- **Task statement**
Write the data below out exactly as it stands. Do not include the pictures.

- **Records for processing**
-------
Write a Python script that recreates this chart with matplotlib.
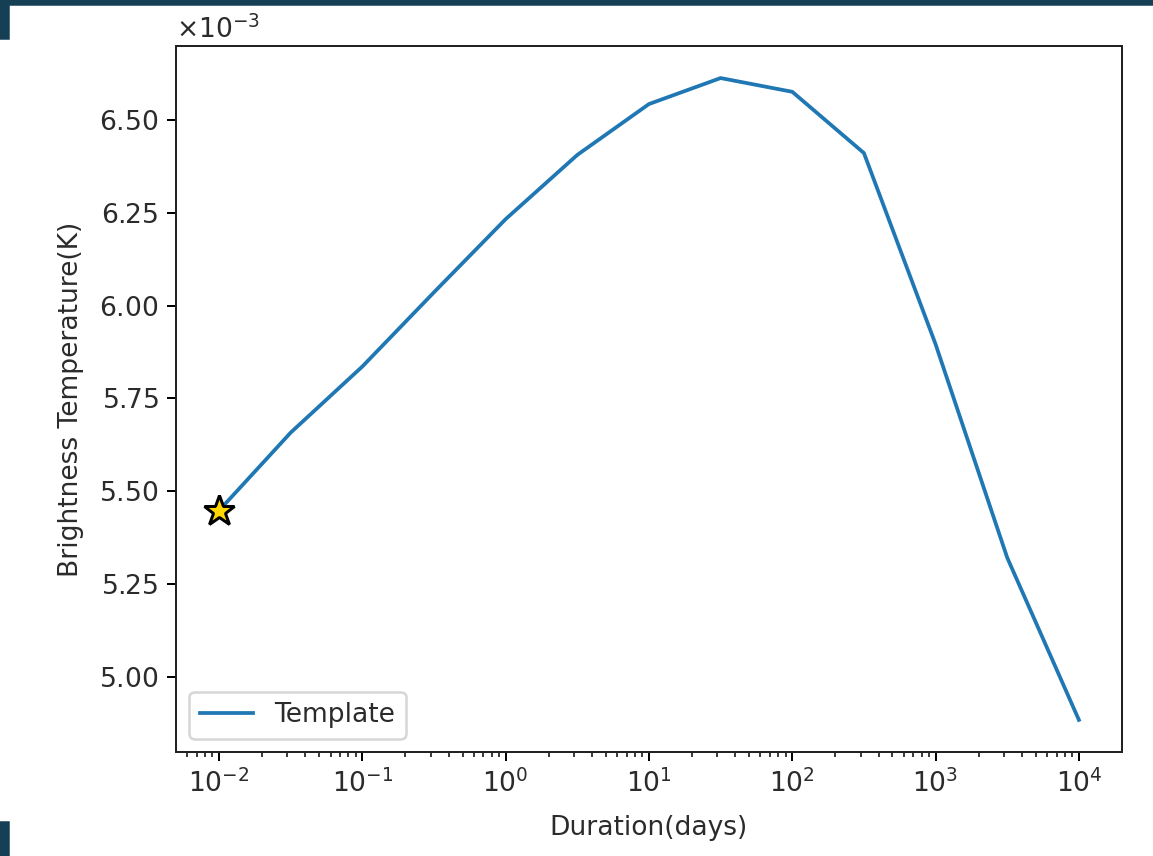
import matplotlib
matplotlib.use("Agg")
import matplotlib.pyplot as plt
import matplotlib.patches as mpatches
from matplotlib.ticker import ScalarFormatter

# Template light curve: duration (days) vs brightness temperature (K)
duration = [1e-2, 10**-1.5, 1e-1, 10**-0.5, 1e0, 10**0.5, 1e1, 10**1.5,
            1e2, 10**2.5, 1e3, 10**3.5, 1e4]
temp_mK = [5.448, 5.658, 5.836, 6.036, 6.233, 6.406, 6.543, 6.613,
           6.576, 6.411, 5.896, 5.321, 4.884]
temperature = [t * 1e-3 for t in temp_mK]

text_col = "#2b2b2b"
plt.rcParams.update({
    "font.size": 10.6,
    "text.color": text_col,
    "axes.labelcolor": text_col,
    "xtick.labelcolor": text_col,
    "ytick.labelcolor": text_col,
    "axes.edgecolor": "#222222",
})

fig = plt.figure(figsize=(1153 / 180, 856 / 180), dpi=180)
ax = fig.add_axes([0.1527, 0.1215, 0.8203, 0.8248])

ax.plot(duration, temperature, color="#1f77b4", label="Template")
ax.plot(duration[0], temperature[0], marker="*", ms=13, mfc="gold",
        mec="black", mew=1.2, linestyle="none")

ax.set_xscale("log")
fmt = ScalarFormatter(useMathText=True)
fmt.set_powerlimits((-2, 2))
ax.yaxis.set_major_formatter(fmt)
ax.set_xlabel("Duration(days)", labelpad=7)
ax.set_ylabel("Brightness Temperature(K)", labelpad=6)
ax.legend(loc="lower left")

# Dark frame strips along the edges
edge = "#143f55"
fig.patches.append(mpatches.Rectangle((0, 1 - 4 / 856), 1, 4 / 856,
                                      transform=fig.transFigure, color=edge, zorder=-1))
fig.patches.append(mpatches.Rectangle((0, 1 - 38 / 856), 8 / 1153, 38 / 856,
                                      transform=fig.transFigure, color=edge, zorder=-1))
fig.patches.append(mpatches.Rectangle((0, 0), 8 / 1153, 34 / 856,
                                      transform=fig.transFigure, color=edge, zorder=-1))

fig.savefig("out.png", dpi=180)
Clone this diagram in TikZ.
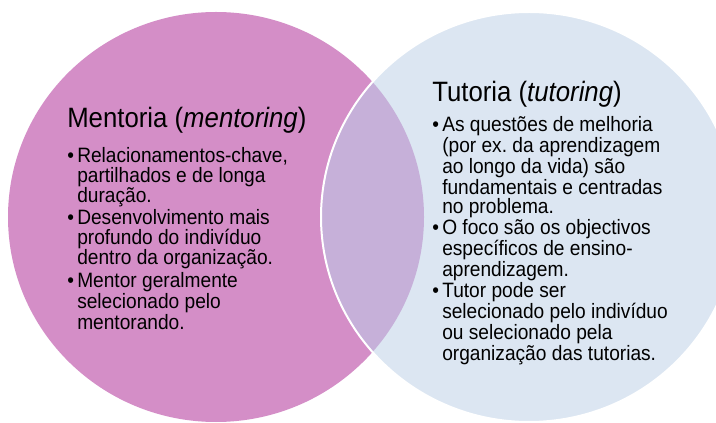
\documentclass[tikz,border=0pt]{standalone}
\usepackage{fontspec}
\setmainfont{Liberation Sans}[FakeStretch=0.92]
\frenchspacing
\definecolor{mentorpink}{RGB}{212,142,199}
\definecolor{overlaplilac}{RGB}{198,176,217}
\definecolor{tutorblue}{RGB}{220,230,242}
\tikzset{
  heading/.style={anchor=base west, inner sep=0pt, font=\fontsize{21}{21}\selectfont},
  listitem/.style={anchor=base west, inner sep=0pt, font=\fontsize{15.6}{14.4}\selectfont},
}
\newcommand{\bul}{\llap{\textbullet\hspace{2.4pt}}}
\newcommand{\itembox}[1]{\parbox[t]{190pt}{\raggedright\noindent\bul #1}}

\begin{document}
\begin{tikzpicture}[x=0.75pt,y=0.75pt,yscale=-1,xscale=1]
\clip (0,0) rectangle (716,423);
\fill [white] (0,0) rectangle (716,423);

%Shape: Ellipse (mentoria)
\fill [mentorpink] (216,217) ellipse [x radius=208, y radius=205];
%Shape: Ellipse (tutoria)
\fill [tutorblue] (529,217) ellipse [x radius=208, y radius=205];
%Overlap
\begin{scope}
\clip (216,217) ellipse [x radius=208, y radius=205];
\fill [overlaplilac] (529,217) ellipse [x radius=208, y radius=205];
\end{scope}
\draw [white, line width=1.5] (529,217) ellipse [x radius=208, y radius=205];

% Text Node
\node [heading] (mtitle) at (67,128) {Mentoria (\textit{mentoring})};
% Text Node
\node [listitem] (m1) at (77,163) {\itembox{Relacionamentos-chave,\\partilhados e de longa\\duração.}};
% Text Node
\node [listitem] (m2) at (77,225) {\itembox{Desenvolvimento mais\\profundo do indivíduo\\dentro da organização.}};
% Text Node
\node [listitem] (m3) at (77,288) {\itembox{Mentor geralmente\\selecionado pelo\\mentorando.}};

% Text Node
\node [heading] (ttitle) at (432,102) {Tutoria (\textit{tutoring})};
% Text Node
\node [listitem] (t1) at (442,132) {\itembox{As questões de melhoria\\(por ex. da aprendizagem\\ao longo da vida) são\\fundamentais e centradas\\no problema.}};
% Text Node
\node [listitem] (t2) at (442,235) {\itembox{O foco são os objectivos\\específicos de ensino-\\aprendizagem.}};
% Text Node
\node [listitem] (t3) at (442,298) {\itembox{Tutor pode ser\\selecionado pelo indivíduo\\ou selecionado pela\\organização das tutorias.}};

\end{tikzpicture}
\end{document}
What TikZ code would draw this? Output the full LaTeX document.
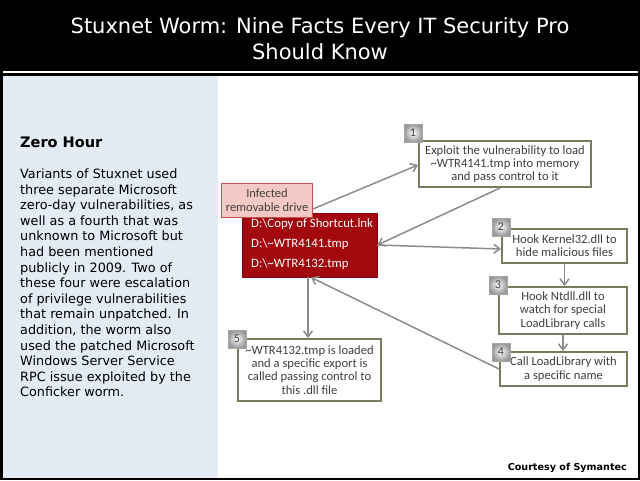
-------
- **Output**
Write a Python script that recreates this chart with matplotlib.
import matplotlib
matplotlib.use("Agg")
import matplotlib.pyplot as plt
import matplotlib.patches as mpatches
from matplotlib.ticker import ScalarFormatter

# Template light curve: duration (days) vs brightness temperature (K)
duration = [1e-2, 10**-1.5, 1e-1, 10**-0.5, 1e0, 10**0.5, 1e1, 10**1.5,
            1e2, 10**2.5, 1e3, 10**3.5, 1e4]
temp_mK = [5.448, 5.658, 5.836, 6.036, 6.233, 6.406, 6.543, 6.613,
           6.576, 6.411, 5.896, 5.321, 4.884]
temperature = [t * 1e-3 for t in temp_mK]

text_col = "#2b2b2b"
plt.rcParams.update({
    "font.size": 10.6,
    "text.color": text_col,
    "axes.labelcolor": text_col,
    "xtick.labelcolor": text_col,
    "ytick.labelcolor": text_col,
    "axes.edgecolor": "#222222",
})

fig = plt.figure(figsize=(1153 / 180, 856 / 180), dpi=180)
ax = fig.add_axes([0.1527, 0.1215, 0.8203, 0.8248])

ax.plot(duration, temperature, color="#1f77b4", label="Template")
ax.plot(duration[0], temperature[0], marker="*", ms=13, mfc="gold",
        mec="black", mew=1.2, linestyle="none")

ax.set_xscale("log")
fmt = ScalarFormatter(useMathText=True)
fmt.set_powerlimits((-2, 2))
ax.yaxis.set_major_formatter(fmt)
ax.set_xlabel("Duration(days)", labelpad=7)
ax.set_ylabel("Brightness Temperature(K)", labelpad=6)
ax.legend(loc="lower left")

# Dark frame strips along the edges
edge = "#143f55"
fig.patches.append(mpatches.Rectangle((0, 1 - 4 / 856), 1, 4 / 856,
                                      transform=fig.transFigure, color=edge, zorder=-1))
fig.patches.append(mpatches.Rectangle((0, 1 - 38 / 856), 8 / 1153, 38 / 856,
                                      transform=fig.transFigure, color=edge, zorder=-1))
fig.patches.append(mpatches.Rectangle((0, 0), 8 / 1153, 34 / 856,
                                      transform=fig.transFigure, color=edge, zorder=-1))

fig.savefig("out.png", dpi=180)
Clone this diagram in TikZ.
\documentclass[tikz,border=0pt]{standalone}
\usepackage{fontspec}
\setmainfont{Liberation Sans}[FakeStretch=0.92]
\frenchspacing
\definecolor{mentorpink}{RGB}{212,142,199}
\definecolor{overlaplilac}{RGB}{198,176,217}
\definecolor{tutorblue}{RGB}{220,230,242}
\tikzset{
  heading/.style={anchor=base west, inner sep=0pt, font=\fontsize{21}{21}\selectfont},
  listitem/.style={anchor=base west, inner sep=0pt, font=\fontsize{15.6}{14.4}\selectfont},
}
\newcommand{\bul}{\llap{\textbullet\hspace{2.4pt}}}
\newcommand{\itembox}[1]{\parbox[t]{190pt}{\raggedright\noindent\bul #1}}

\begin{document}
\begin{tikzpicture}[x=0.75pt,y=0.75pt,yscale=-1,xscale=1]
\clip (0,0) rectangle (716,423);
\fill [white] (0,0) rectangle (716,423);

%Shape: Ellipse (mentoria)
\fill [mentorpink] (216,217) ellipse [x radius=208, y radius=205];
%Shape: Ellipse (tutoria)
\fill [tutorblue] (529,217) ellipse [x radius=208, y radius=205];
%Overlap
\begin{scope}
\clip (216,217) ellipse [x radius=208, y radius=205];
\fill [overlaplilac] (529,217) ellipse [x radius=208, y radius=205];
\end{scope}
\draw [white, line width=1.5] (529,217) ellipse [x radius=208, y radius=205];

% Text Node
\node [heading] (mtitle) at (67,128) {Mentoria (\textit{mentoring})};
% Text Node
\node [listitem] (m1) at (77,163) {\itembox{Relacionamentos-chave,\\partilhados e de longa\\duração.}};
% Text Node
\node [listitem] (m2) at (77,225) {\itembox{Desenvolvimento mais\\profundo do indivíduo\\dentro da organização.}};
% Text Node
\node [listitem] (m3) at (77,288) {\itembox{Mentor geralmente\\selecionado pelo\\mentorando.}};

% Text Node
\node [heading] (ttitle) at (432,102) {Tutoria (\textit{tutoring})};
% Text Node
\node [listitem] (t1) at (442,132) {\itembox{As questões de melhoria\\(por ex. da aprendizagem\\ao longo da vida) são\\fundamentais e centradas\\no problema.}};
% Text Node
\node [listitem] (t2) at (442,235) {\itembox{O foco são os objectivos\\específicos de ensino-\\aprendizagem.}};
% Text Node
\node [listitem] (t3) at (442,298) {\itembox{Tutor pode ser\\selecionado pelo indivíduo\\ou selecionado pela\\organização das tutorias.}};

\end{tikzpicture}
\end{document}
What TikZ code would draw this? Output the full LaTeX document.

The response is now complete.